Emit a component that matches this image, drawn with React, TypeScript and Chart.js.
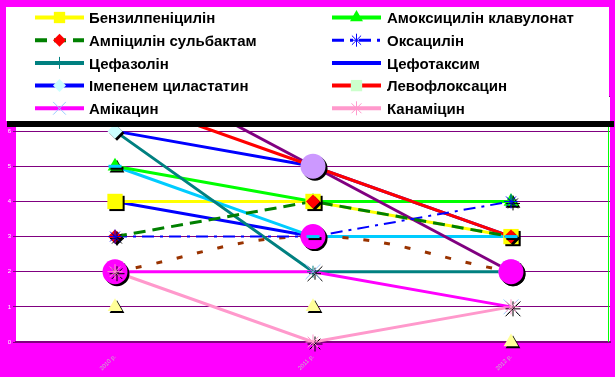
import React, { useEffect, useRef } from 'react';
import { Chart, registerables } from 'chart.js';
import { drawPoint } from 'chart.js/helpers';

Chart.register(...registerables);

// ---- data ----
const categories = ['2010 р.', '2011 р.', '2012 р.'];
const yMin = 0;
const yMax = 7;

const benzylpenicillin = [4, 4, 3];
const amoxiclav = [5, 4, 4];
const ampisulbactam = [3, 4, 3];
const oxacillin = [3, 3, 4];
const cefazolin = [6, 2, 2];
const cefotaxime = [4, 3, 3];
const imipenem = [6, 5, 3];
const levofloxacin = [7, 5, 3];
const amikacin = [2, 2, 1];
const kanamycin = [2, 0, 1];
const seriesPurple = [8, 5, 2];
const seriesBrown = [2, 3, 2];
const seriesSky = [5, 3, 3];
const seriesPaleTriangles = [1, 1, 0];

const legendNames = [
  'Бензилпеніцилін',
  'Амоксицилін клавулонат',
  'Ампіцилін сульбактам',
  'Оксацилін',
  'Цефазолін',
  'Цефотаксим',
  'Імепенем циластатин',
  'Левофлоксацин',
  'Амікацин',
  'Канаміцин',
];

// ---- styles ----
type Series = {
  label: string;
  data: number[];
  color: string | null;
  width: number;
  dash: number[];
  tension: number;
  pointStyle: string | null;
  pointFill: string;
  pointStroke: string;
  pointBorder: number;
  radius: number;
  legendRadius: number;
  lineOrder: number;
  markerOrder: number;
  inLegend: boolean;
};

const series: Series[] = [
  { label: legendNames[0], data: benzylpenicillin, color: '#ffff00', width: 3, dash: [], tension: 0, pointStyle: 'rect', pointFill: '#ffff00', pointStroke: '#ffff00', pointBorder: 0, radius: 10.8, legendRadius: 8, lineOrder: 110, markerOrder: 9, inLegend: true },
  { label: legendNames[1], data: amoxiclav, color: '#00ff00', width: 3, dash: [], tension: 0, pointStyle: 'triangle', pointFill: '#00ff00', pointStroke: '#00ff00', pointBorder: 0, radius: 8.5, legendRadius: 7.5, lineOrder: 108, markerOrder: 10, inLegend: true },
  { label: legendNames[2], data: ampisulbactam, color: '#008000', width: 3, dash: [12, 7], tension: 0, pointStyle: 'rectRot', pointFill: '#ff0000', pointStroke: '#ff0000', pointBorder: 0, radius: 7, legendRadius: 6.5, lineOrder: 100, markerOrder: 6, inLegend: true },
  { label: legendNames[3], data: oxacillin, color: '#0000ff', width: 2, dash: [12, 6, 3, 6], tension: 0, pointStyle: 'star', pointFill: '#0000ff', pointStroke: '#0000ff', pointBorder: 1, radius: 7, legendRadius: 6.5, lineOrder: 101, markerOrder: 5, inLegend: true },
  { label: legendNames[4], data: cefazolin, color: '#008080', width: 3, dash: [], tension: 0, pointStyle: 'cross', pointFill: '#008080', pointStroke: '#008080', pointBorder: 1, radius: 6, legendRadius: 6, lineOrder: 107, markerOrder: 13, inLegend: true },
  { label: legendNames[5], data: cefotaxime, color: '#0000ff', width: 3, dash: [], tension: 0, pointStyle: null, pointFill: '#0000ff', pointStroke: '#0000ff', pointBorder: 0, radius: 0, legendRadius: 0, lineOrder: 112, markerOrder: 20, inLegend: true },
  { label: legendNames[6], data: imipenem, color: '#0000ff', width: 3, dash: [], tension: 0, pointStyle: 'rectRot', pointFill: '#ccffff', pointStroke: '#ccffff', pointBorder: 0, radius: 7.5, legendRadius: 6.5, lineOrder: 111, markerOrder: 12, inLegend: true },
  { label: legendNames[7], data: levofloxacin, color: '#ff0000', width: 3, dash: [], tension: 0, pointStyle: 'rect', pointFill: '#ccffcc', pointStroke: '#ccffcc', pointBorder: 0, radius: 10.2, legendRadius: 8, lineOrder: 102, markerOrder: 11, inLegend: true },
  { label: legendNames[8], data: amikacin, color: '#ff00ff', width: 3, dash: [], tension: 0, pointStyle: 'crossRot', pointFill: '#99ccff', pointStroke: '#99ccff', pointBorder: 1, radius: 10.5, legendRadius: 9, lineOrder: 105, markerOrder: 7, inLegend: true },
  { label: legendNames[9], data: kanamycin, color: '#ff99cc', width: 3, dash: [], tension: 0, pointStyle: 'star', pointFill: '#ff99cc', pointStroke: '#ff99cc', pointBorder: 1, radius: 7.5, legendRadius: 7, lineOrder: 106, markerOrder: 2, inLegend: true },
  { label: 'Ряд 11', data: seriesPurple, color: '#800080', width: 3, dash: [], tension: 0, pointStyle: 'circle', pointFill: '#cc99ff', pointStroke: '#cc99ff', pointBorder: 0, radius: 12.5, legendRadius: 6, lineOrder: 103, markerOrder: 4, inLegend: false },
  { label: 'Ряд 12', data: seriesBrown, color: '#993300', width: 3, dash: [6, 15], tension: 0.4, pointStyle: 'circle', pointFill: '#ff00ff', pointStroke: '#ff00ff', pointBorder: 0, radius: 12.5, legendRadius: 6, lineOrder: 104, markerOrder: 3, inLegend: false },
  { label: 'Ряд 13', data: seriesSky, color: '#00ccff', width: 3, dash: [], tension: 0, pointStyle: 'line', pointFill: '#00ccff', pointStroke: '#00ccff', pointBorder: 3, radius: 6.5, legendRadius: 6, lineOrder: 109, markerOrder: 1, inLegend: false },
  { label: 'Ряд 14', data: seriesPaleTriangles, color: null, width: 0, dash: [], tension: 0, pointStyle: 'triangle', pointFill: '#ffff99', pointStroke: '#ffff99', pointBorder: 0, radius: 8.5, legendRadius: 6, lineOrder: 113, markerOrder: 14, inLegend: false },
];

const LEGEND_FONT = 'bold 15px "Liberation Sans", Arial, sans-serif';

const stylePlugin = {
  id: 'excelStyle',
  beforeDraw(chart: any) {
    const { ctx, chartArea: a } = chart;
    ctx.save();
    ctx.fillStyle = '#ff00ff';
    ctx.fillRect(0, 0, chart.width, chart.height);
    ctx.fillStyle = '#ffffff';
    ctx.fillRect(a.left, a.top, a.right - a.left, a.bottom - a.top);
    ctx.restore();
  },
  beforeDatasetsDraw(chart: any) {
    const { ctx, chartArea: a } = chart;
    ctx.save();
    ctx.strokeStyle = '#00ff00';
    ctx.lineWidth = 1;
    ctx.beginPath();
    ctx.moveTo(Math.round(a.right) - 1.5, a.top);
    ctx.lineTo(Math.round(a.right) - 1.5, a.bottom);
    ctx.stroke();
    ctx.restore();
  },
  beforeDatasetDraw(chart: any, args: any) {
    const ds = chart.data.datasets[args.index];
    if (ds && ds.isMarker) {
      const ctx = chart.ctx;
      ctx.save();
      ctx.shadowColor = '#000000';
      ctx.shadowOffsetX = 2;
      ctx.shadowOffsetY = 2;
      ctx.shadowBlur = 0;
    }
  },
  afterDatasetDraw(chart: any, args: any) {
    const ds = chart.data.datasets[args.index];
    if (ds && ds.isMarker) chart.ctx.restore();
  },
  afterDraw(chart: any) {
    const ctx = chart.ctx;
    ctx.save();
    // legend box shadow + box
    ctx.fillStyle = '#000000';
    ctx.fillRect(7, 121, 607, 6);
    ctx.fillStyle = '#ffffff';
    ctx.fillRect(6, 7, 603, 114);

    const items = series.filter((s) => s.inLegend);
    items.forEach((s, i) => {
      const col = i % 2;
      const row = Math.floor(i / 2);
      const y = 17.5 + row * 22.7;
      const x0 = col === 0 ? 35 : 332;
      const x1 = col === 0 ? 84 : 381;
      const tx = col === 0 ? 89 : 387;
      if (s.color) {
        ctx.save();
        ctx.strokeStyle = s.color;
        ctx.lineWidth = s.width + 1;
        ctx.setLineDash(s.dash);
        ctx.beginPath();
        ctx.moveTo(x0, y);
        ctx.lineTo(x1, y);
        ctx.stroke();
        ctx.restore();
      }
      if (s.pointStyle) {
        ctx.save();
        ctx.fillStyle = s.pointFill;
        ctx.strokeStyle = s.pointStroke;
        ctx.lineWidth = s.pointBorder;
        drawPoint(ctx, { pointStyle: s.pointStyle, radius: s.legendRadius, rotation: 0, borderWidth: s.pointBorder }, (x0 + x1) / 2, y);
        ctx.restore();
      }
      ctx.fillStyle = '#000000';
      ctx.font = LEGEND_FONT;
      ctx.textBaseline = 'middle';
      ctx.textAlign = 'left';
      ctx.fillText(s.label, tx, y + 1.5);
    });
    ctx.restore();
  },
};

export default function App() {
  const canvasRef = useRef<HTMLCanvasElement | null>(null);

  useEffect(() => {
    const canvas = canvasRef.current;
    if (!canvas) return;

    const lineSets = series
      .filter((s) => s.color)
      .map((s) => ({
        label: s.label,
        data: s.data,
        borderColor: s.color,
        backgroundColor: s.color,
        borderWidth: s.width,
        borderDash: s.dash,
        tension: s.tension,
        pointRadius: 0,
        pointHoverRadius: 0,
        fill: false,
        order: s.lineOrder,
        isMarker: false,
      }));

    const markerSets = series
      .filter((s) => s.pointStyle)
      .map((s) => ({
        label: s.label + ' (маркер)',
        data: s.data,
        showLine: false,
        pointStyle: s.pointStyle,
        pointRadius: s.radius,
        pointHoverRadius: s.radius,
        pointBackgroundColor: s.pointFill,
        pointBorderColor: s.pointStroke,
        pointBorderWidth: s.pointBorder,
        backgroundColor: s.pointFill,
        borderColor: s.pointStroke,
        clip: false,
        order: s.markerOrder,
        isMarker: true,
      }));

    const chart = new Chart(canvas, {
      type: 'line',
      data: { labels: categories, datasets: [...lineSets, ...markerSets] as any },
      options: {
        responsive: false,
        animation: false,
        events: [],
        layout: { autoPadding: false, padding: { top: 96, right: 5, left: 0, bottom: 0 } },
        plugins: { legend: { display: false }, tooltip: { enabled: false } },
        scales: {
          x: {
            type: 'category',
            offset: true,
            grid: { display: false },
            border: { display: true, color: '#800080', width: 2 },
            ticks: {
              color: '#c0c0c0',
              font: { size: 6, family: 'Arial, sans-serif' },
              minRotation: 45,
              maxRotation: 45,
              autoSkip: false,
              padding: 3,
            },
            afterFit: (s: any) => {
              s.height = 35;
              s.paddingLeft = 0;
              s.paddingRight = 0;
            },
          },
          y: {
            min: yMin,
            max: yMax,
            ticks: {
              stepSize: 1,
              color: '#ffffff',
              font: { size: 6, family: 'Arial, sans-serif' },
              padding: 2,
            },
            grid: { color: '#800080', lineWidth: 1, tickLength: 3, tickColor: '#800080' },
            border: { display: false },
            afterFit: (s: any) => {
              s.width = 16;
              s.paddingTop = 0;
              s.paddingBottom = 0;
            },
          },
        },
      } as any,
      plugins: [stylePlugin as any],
    });

    return () => chart.destroy();
  }, []);

  return (
    <div style={{ position: 'absolute', left: 0, top: 0, width: 615, height: 377 }}>
      <canvas ref={canvasRef} width={615} height={377} style={{ display: 'block' }} />
    </div>
  );
}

┄┄┄┄┄┄

» Brief: Repeat the lines of the listing above verbatim, beginning at its first line and ending at the line containing "const seriesPaleTriangles = [1, 1, 0];", which is included. Omit pictures.

» Task output:
Emit a component that matches this image, drawn with React, TypeScript and Chart.js.
import React, { useEffect, useRef } from 'react';
import { Chart, registerables } from 'chart.js';
import { drawPoint } from 'chart.js/helpers';

Chart.register(...registerables);

// ---- data ----
const categories = ['2010 р.', '2011 р.', '2012 р.'];
const yMin = 0;
const yMax = 7;

const benzylpenicillin = [4, 4, 3];
const amoxiclav = [5, 4, 4];
const ampisulbactam = [3, 4, 3];
const oxacillin = [3, 3, 4];
const cefazolin = [6, 2, 2];
const cefotaxime = [4, 3, 3];
const imipenem = [6, 5, 3];
const levofloxacin = [7, 5, 3];
const amikacin = [2, 2, 1];
const kanamycin = [2, 0, 1];
const seriesPurple = [8, 5, 2];
const seriesBrown = [2, 3, 2];
const seriesSky = [5, 3, 3];
const seriesPaleTriangles = [1, 1, 0];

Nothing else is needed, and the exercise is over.